▸ **Exercise description**:
Print the material below exactly as it stands, please, from its first line to the line holding "const GRID_LEVELS = [20, 40, 60, 80, 100, 120, 140];", with no pictures.

Figure scripts:

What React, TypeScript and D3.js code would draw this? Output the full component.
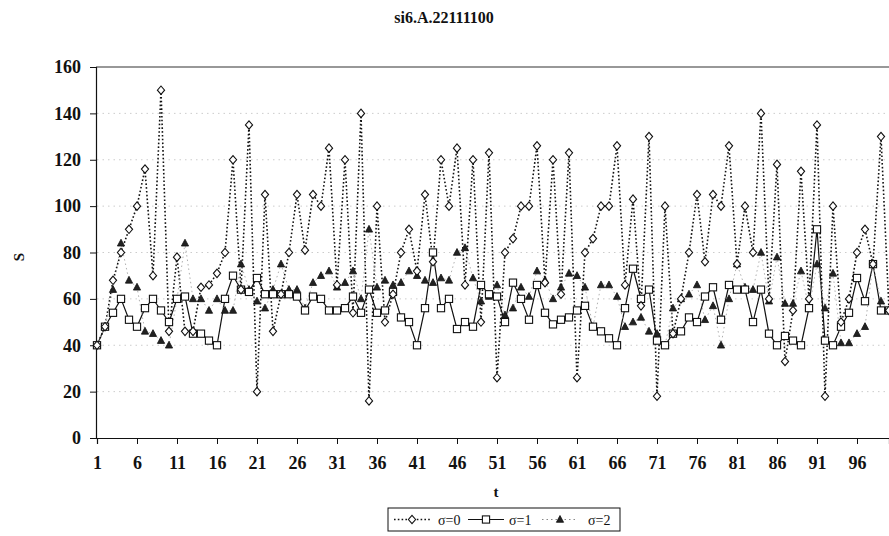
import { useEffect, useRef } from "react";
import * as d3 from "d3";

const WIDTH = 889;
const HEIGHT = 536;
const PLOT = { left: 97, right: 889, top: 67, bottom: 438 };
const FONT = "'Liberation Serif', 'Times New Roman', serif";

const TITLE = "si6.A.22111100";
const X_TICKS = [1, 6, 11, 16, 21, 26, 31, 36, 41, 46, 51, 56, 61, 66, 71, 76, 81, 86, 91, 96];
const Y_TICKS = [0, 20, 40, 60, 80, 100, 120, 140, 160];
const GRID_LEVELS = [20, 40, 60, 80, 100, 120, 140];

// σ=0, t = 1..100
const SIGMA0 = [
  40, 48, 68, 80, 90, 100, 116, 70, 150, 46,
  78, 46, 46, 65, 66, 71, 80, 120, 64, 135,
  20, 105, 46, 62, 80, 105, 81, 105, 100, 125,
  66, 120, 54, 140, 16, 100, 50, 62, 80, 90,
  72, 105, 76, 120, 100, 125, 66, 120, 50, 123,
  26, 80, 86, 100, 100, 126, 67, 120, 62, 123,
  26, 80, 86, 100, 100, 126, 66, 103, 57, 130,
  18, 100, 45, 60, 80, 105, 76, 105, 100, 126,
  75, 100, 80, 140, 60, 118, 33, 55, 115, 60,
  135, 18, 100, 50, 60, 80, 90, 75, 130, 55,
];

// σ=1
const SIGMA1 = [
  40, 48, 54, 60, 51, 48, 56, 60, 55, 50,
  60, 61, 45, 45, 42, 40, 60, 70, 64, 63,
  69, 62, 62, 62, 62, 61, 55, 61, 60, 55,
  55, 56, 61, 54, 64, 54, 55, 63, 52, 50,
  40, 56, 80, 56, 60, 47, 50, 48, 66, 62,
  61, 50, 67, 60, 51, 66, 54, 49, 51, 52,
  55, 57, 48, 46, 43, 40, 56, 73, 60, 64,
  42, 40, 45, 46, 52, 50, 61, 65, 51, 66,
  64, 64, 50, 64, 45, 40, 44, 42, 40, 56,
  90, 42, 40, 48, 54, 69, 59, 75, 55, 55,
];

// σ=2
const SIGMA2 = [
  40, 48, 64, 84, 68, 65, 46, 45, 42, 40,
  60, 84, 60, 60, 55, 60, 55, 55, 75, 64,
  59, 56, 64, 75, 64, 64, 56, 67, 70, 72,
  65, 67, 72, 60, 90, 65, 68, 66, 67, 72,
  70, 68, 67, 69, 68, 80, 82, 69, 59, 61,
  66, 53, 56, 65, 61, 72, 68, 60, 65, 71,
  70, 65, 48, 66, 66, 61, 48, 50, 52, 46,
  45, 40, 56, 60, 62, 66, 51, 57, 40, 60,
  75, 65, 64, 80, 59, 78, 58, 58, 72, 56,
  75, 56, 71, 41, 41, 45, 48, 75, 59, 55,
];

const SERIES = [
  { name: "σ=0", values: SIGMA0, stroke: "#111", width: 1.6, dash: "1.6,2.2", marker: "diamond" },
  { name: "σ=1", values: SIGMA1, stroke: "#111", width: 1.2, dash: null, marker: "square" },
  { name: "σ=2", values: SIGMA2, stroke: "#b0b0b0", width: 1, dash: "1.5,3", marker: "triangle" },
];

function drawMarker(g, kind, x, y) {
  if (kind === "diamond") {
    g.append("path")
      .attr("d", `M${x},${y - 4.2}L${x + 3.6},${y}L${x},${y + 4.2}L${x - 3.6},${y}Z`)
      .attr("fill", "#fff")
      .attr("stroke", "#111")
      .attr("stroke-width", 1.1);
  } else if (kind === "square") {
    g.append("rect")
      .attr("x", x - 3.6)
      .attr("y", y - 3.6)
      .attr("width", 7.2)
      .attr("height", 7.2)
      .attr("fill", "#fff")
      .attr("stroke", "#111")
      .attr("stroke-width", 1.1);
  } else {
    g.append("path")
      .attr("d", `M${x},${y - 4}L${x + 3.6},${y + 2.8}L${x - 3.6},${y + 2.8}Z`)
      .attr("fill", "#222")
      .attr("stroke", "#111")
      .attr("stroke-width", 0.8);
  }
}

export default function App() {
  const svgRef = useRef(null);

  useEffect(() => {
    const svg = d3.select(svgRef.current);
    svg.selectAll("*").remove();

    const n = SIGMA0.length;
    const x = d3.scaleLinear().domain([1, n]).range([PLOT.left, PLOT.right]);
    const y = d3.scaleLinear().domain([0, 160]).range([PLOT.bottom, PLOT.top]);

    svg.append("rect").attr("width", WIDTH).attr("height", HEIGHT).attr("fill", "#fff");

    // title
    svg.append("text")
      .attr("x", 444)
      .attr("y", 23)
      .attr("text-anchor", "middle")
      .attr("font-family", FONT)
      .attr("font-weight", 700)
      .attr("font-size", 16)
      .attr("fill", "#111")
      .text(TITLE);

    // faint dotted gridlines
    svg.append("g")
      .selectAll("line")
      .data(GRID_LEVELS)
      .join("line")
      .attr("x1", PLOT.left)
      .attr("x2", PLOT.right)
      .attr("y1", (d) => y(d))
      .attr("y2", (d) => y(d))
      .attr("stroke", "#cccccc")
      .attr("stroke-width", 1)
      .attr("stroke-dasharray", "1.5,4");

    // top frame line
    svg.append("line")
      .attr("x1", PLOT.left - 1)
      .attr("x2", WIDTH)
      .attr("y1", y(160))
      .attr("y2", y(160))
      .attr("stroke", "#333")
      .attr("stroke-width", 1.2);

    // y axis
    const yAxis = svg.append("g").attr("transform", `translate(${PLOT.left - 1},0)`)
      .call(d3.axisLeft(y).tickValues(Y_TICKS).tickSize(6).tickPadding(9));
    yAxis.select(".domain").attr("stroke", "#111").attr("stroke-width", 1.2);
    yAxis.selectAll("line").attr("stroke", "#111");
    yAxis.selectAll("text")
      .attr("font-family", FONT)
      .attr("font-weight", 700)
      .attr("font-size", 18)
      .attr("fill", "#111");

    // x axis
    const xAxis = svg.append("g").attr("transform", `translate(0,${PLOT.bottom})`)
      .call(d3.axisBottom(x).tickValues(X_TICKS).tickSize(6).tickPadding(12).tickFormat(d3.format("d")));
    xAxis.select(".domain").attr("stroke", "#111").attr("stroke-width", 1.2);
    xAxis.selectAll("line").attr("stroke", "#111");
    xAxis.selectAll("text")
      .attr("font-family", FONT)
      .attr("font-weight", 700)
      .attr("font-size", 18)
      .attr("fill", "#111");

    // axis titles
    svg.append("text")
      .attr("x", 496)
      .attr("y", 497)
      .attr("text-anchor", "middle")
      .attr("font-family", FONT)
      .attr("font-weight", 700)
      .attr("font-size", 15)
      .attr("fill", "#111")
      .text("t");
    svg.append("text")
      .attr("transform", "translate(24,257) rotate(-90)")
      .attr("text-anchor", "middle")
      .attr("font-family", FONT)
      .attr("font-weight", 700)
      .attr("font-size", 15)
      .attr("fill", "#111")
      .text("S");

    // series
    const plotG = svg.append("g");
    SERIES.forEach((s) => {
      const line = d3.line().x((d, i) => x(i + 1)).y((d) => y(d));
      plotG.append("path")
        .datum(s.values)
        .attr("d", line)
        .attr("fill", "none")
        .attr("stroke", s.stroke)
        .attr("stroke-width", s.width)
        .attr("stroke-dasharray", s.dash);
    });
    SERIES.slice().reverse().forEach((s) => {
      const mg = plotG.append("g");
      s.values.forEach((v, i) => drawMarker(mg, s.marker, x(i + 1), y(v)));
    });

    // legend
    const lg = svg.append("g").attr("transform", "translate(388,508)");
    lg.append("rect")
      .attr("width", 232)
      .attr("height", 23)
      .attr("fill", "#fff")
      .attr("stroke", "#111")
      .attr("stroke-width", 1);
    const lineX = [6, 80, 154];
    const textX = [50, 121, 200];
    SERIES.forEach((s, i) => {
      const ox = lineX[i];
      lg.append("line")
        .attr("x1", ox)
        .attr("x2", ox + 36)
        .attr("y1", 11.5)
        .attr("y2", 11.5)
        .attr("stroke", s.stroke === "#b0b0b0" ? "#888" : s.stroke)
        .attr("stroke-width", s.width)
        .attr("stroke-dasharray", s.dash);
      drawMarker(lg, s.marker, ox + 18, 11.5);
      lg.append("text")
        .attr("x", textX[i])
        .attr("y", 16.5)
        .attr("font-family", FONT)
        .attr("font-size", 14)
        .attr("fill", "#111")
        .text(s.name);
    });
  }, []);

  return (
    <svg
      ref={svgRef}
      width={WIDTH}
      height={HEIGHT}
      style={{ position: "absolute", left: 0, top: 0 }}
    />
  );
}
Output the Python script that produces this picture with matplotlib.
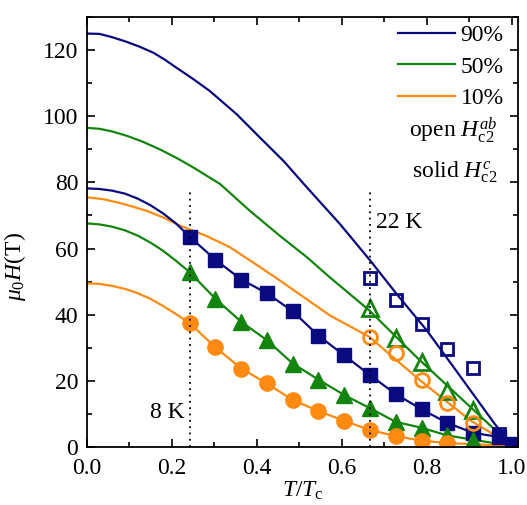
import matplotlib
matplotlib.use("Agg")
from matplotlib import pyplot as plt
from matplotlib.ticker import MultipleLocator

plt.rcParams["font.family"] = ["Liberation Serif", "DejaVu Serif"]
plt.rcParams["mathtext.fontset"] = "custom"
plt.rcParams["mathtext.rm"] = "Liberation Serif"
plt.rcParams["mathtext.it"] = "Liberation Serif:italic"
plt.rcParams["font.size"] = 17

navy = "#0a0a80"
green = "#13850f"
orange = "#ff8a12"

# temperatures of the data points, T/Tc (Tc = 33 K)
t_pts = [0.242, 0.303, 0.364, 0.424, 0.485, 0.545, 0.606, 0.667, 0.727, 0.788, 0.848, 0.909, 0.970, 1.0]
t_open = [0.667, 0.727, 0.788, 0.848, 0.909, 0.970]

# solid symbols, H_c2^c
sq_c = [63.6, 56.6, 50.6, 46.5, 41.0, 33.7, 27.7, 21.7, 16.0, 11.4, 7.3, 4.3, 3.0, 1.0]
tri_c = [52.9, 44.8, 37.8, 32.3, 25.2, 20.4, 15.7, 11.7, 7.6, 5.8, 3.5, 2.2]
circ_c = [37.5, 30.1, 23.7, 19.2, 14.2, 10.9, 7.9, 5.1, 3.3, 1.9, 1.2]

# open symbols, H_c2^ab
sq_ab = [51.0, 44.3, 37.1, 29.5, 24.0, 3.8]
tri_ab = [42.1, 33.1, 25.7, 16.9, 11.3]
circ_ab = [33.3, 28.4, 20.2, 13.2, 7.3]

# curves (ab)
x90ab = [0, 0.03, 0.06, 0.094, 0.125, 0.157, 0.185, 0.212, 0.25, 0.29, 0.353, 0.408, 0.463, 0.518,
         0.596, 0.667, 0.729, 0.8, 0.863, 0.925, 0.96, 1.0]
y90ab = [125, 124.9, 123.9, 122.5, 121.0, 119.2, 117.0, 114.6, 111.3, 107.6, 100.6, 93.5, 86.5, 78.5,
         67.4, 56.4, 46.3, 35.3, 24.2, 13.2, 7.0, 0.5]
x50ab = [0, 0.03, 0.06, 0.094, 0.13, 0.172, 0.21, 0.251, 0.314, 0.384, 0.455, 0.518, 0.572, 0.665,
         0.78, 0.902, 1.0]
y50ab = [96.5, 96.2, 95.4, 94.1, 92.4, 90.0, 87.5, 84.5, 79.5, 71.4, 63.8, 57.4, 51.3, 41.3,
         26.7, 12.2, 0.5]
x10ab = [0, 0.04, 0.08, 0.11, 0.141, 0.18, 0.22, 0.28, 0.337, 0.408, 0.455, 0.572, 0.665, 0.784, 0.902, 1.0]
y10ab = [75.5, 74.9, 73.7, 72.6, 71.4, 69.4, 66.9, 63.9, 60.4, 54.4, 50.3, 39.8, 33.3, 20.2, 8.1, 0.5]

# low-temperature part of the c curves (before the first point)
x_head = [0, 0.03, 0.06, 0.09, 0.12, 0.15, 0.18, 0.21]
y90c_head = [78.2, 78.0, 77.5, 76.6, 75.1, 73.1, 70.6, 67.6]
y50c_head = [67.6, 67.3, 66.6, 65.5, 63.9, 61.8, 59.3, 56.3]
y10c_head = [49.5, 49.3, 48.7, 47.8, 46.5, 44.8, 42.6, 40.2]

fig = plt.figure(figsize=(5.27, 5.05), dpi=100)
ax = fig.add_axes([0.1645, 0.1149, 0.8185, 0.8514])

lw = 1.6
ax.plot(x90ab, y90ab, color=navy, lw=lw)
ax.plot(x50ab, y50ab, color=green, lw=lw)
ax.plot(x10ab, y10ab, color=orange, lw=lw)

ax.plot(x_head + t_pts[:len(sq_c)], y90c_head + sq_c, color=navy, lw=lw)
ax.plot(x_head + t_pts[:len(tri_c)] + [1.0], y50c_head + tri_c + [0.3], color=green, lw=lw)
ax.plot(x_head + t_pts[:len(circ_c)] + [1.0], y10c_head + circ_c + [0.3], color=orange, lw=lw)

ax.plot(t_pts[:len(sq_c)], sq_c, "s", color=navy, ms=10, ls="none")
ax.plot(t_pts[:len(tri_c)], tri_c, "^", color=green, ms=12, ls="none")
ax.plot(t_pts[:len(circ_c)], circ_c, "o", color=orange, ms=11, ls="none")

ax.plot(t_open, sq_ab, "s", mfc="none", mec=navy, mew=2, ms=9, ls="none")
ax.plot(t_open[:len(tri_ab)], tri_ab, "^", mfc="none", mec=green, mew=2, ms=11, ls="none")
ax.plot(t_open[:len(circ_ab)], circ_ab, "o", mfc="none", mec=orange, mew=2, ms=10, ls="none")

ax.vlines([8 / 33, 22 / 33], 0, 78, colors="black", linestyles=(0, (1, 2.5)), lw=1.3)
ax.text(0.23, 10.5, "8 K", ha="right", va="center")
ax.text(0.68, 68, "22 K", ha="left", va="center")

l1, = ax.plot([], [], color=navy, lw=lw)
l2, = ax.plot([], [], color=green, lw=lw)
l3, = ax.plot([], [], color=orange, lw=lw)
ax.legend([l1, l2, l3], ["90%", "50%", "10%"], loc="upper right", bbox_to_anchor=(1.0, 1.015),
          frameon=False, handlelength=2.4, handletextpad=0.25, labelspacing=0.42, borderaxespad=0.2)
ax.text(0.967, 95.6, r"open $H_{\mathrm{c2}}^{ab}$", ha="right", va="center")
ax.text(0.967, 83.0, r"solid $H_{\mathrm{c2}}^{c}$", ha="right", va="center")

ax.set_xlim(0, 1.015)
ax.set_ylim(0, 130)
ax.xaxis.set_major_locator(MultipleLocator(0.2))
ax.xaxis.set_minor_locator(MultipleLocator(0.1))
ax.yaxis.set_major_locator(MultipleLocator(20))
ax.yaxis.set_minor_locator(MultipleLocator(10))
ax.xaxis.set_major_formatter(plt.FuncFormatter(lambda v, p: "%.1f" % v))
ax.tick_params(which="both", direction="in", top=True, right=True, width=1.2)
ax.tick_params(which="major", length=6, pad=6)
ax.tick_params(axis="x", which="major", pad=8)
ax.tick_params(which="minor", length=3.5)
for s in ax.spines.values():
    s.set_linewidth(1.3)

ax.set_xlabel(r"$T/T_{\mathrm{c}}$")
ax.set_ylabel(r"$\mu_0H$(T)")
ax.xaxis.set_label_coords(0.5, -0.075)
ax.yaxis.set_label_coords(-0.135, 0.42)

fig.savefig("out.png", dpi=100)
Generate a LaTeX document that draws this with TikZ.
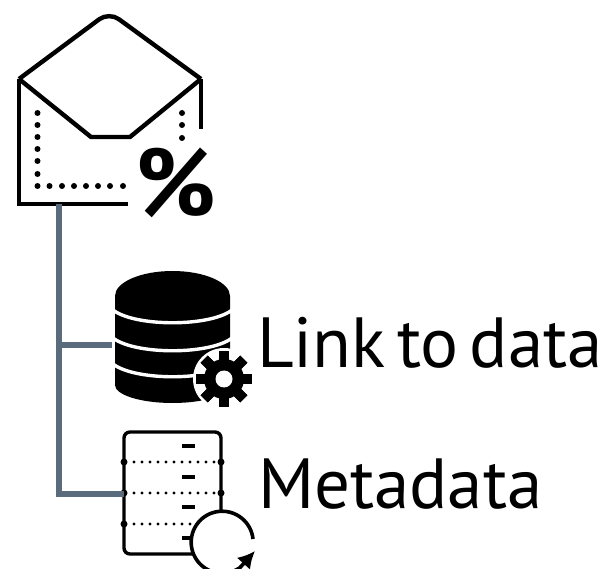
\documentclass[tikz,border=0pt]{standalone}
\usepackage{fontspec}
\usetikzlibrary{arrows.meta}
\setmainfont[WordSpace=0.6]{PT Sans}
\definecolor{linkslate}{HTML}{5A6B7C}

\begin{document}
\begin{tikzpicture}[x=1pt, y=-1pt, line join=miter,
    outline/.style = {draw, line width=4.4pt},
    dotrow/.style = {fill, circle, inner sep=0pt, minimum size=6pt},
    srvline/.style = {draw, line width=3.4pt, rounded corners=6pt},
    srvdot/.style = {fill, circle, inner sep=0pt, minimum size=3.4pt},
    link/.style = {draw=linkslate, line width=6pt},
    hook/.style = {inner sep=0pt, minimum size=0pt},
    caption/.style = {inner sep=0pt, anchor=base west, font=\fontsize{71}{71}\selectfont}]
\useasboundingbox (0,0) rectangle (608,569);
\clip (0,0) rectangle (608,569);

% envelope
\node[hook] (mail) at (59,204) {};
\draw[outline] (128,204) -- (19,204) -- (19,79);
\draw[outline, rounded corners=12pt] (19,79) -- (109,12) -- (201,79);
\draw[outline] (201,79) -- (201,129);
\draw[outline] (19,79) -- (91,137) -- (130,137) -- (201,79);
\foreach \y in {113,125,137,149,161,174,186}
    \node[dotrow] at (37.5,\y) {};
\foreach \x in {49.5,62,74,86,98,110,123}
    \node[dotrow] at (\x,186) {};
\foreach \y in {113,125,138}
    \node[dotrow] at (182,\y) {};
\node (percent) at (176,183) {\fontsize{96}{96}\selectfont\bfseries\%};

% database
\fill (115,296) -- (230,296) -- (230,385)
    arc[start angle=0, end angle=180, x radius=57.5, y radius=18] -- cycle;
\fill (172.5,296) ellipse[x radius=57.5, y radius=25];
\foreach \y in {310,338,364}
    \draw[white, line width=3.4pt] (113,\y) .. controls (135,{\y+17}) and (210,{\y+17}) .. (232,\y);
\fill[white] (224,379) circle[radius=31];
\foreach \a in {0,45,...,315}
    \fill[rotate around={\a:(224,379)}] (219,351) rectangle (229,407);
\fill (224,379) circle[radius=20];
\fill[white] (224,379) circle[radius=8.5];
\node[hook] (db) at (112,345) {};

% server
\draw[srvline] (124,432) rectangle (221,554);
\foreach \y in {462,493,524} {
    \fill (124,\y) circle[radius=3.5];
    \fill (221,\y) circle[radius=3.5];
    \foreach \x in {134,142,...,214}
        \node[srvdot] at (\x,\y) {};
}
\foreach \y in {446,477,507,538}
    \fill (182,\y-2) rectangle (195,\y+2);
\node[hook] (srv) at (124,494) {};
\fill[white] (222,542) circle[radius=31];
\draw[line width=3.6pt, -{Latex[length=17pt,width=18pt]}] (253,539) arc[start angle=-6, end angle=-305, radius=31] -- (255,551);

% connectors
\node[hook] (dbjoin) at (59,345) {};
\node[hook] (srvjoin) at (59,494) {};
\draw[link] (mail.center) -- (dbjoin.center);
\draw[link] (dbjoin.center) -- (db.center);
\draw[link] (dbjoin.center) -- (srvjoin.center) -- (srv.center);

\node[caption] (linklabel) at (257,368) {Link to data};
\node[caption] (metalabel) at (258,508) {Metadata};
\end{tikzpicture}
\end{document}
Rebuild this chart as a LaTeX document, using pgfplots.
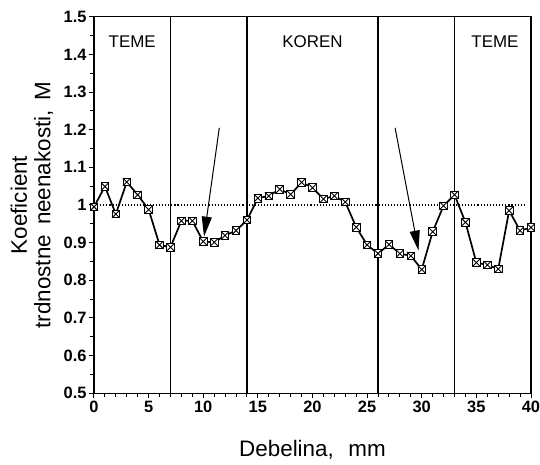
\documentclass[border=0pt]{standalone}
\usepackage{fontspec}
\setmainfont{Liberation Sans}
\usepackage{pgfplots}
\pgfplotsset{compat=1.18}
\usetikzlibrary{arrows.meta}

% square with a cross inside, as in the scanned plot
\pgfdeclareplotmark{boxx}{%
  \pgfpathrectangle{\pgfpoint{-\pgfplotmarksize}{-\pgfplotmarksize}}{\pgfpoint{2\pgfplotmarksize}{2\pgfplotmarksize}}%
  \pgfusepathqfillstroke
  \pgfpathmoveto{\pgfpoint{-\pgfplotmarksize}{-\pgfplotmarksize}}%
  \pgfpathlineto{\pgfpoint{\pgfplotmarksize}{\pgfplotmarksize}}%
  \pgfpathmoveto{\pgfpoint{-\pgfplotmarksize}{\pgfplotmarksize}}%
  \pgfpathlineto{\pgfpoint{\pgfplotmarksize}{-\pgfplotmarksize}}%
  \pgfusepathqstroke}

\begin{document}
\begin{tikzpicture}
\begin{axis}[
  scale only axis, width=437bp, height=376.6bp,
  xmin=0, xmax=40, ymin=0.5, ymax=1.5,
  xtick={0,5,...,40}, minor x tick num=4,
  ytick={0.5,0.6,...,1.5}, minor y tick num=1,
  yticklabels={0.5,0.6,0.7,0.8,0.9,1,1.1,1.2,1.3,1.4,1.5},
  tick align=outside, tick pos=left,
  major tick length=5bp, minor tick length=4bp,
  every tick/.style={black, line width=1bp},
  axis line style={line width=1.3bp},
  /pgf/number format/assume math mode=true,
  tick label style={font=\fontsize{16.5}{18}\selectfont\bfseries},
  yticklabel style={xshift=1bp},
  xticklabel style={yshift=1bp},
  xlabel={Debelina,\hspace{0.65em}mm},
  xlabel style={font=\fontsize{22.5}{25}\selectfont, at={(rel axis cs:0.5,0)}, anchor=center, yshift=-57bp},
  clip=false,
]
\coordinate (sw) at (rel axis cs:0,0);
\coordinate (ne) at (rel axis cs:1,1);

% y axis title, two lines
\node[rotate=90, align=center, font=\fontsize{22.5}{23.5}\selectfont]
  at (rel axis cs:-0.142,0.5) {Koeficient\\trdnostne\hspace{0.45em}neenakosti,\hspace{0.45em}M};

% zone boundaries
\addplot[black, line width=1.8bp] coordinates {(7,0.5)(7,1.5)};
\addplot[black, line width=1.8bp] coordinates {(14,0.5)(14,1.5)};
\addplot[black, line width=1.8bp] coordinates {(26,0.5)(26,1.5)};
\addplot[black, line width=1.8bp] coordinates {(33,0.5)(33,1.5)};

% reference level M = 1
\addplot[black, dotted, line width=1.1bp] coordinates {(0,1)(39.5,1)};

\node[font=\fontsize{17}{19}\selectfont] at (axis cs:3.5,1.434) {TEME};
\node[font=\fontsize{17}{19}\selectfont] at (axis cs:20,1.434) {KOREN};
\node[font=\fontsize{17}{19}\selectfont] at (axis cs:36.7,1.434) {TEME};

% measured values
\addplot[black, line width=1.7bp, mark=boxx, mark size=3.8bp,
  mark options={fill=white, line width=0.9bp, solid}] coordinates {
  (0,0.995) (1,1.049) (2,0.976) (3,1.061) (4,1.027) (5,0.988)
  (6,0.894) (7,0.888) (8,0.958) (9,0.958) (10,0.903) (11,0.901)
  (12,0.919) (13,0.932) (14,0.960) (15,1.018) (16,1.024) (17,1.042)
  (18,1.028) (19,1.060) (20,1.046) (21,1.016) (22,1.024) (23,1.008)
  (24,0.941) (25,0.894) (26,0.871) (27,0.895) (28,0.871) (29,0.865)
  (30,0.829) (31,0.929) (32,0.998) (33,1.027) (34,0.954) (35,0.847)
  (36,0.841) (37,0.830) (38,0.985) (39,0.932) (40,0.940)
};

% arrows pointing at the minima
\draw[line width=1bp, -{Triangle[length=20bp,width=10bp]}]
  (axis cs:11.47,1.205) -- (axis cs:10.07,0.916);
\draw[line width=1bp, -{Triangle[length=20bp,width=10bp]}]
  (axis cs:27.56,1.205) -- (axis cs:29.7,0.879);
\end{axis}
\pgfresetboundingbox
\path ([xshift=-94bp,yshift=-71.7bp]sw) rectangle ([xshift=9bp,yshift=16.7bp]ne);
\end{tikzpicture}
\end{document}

▸ **Expected answer**:
What React, TypeScript and D3.js code would draw this? Output the full component.
import { useEffect, useRef } from "react";
import * as d3 from "d3";

const WIDTH = 889;
const HEIGHT = 536;
const PLOT = { left: 97, right: 889, top: 67, bottom: 438 };
const FONT = "'Liberation Serif', 'Times New Roman', serif";

const TITLE = "si6.A.22111100";
const X_TICKS = [1, 6, 11, 16, 21, 26, 31, 36, 41, 46, 51, 56, 61, 66, 71, 76, 81, 86, 91, 96];
const Y_TICKS = [0, 20, 40, 60, 80, 100, 120, 140, 160];
const GRID_LEVELS = [20, 40, 60, 80, 100, 120, 140];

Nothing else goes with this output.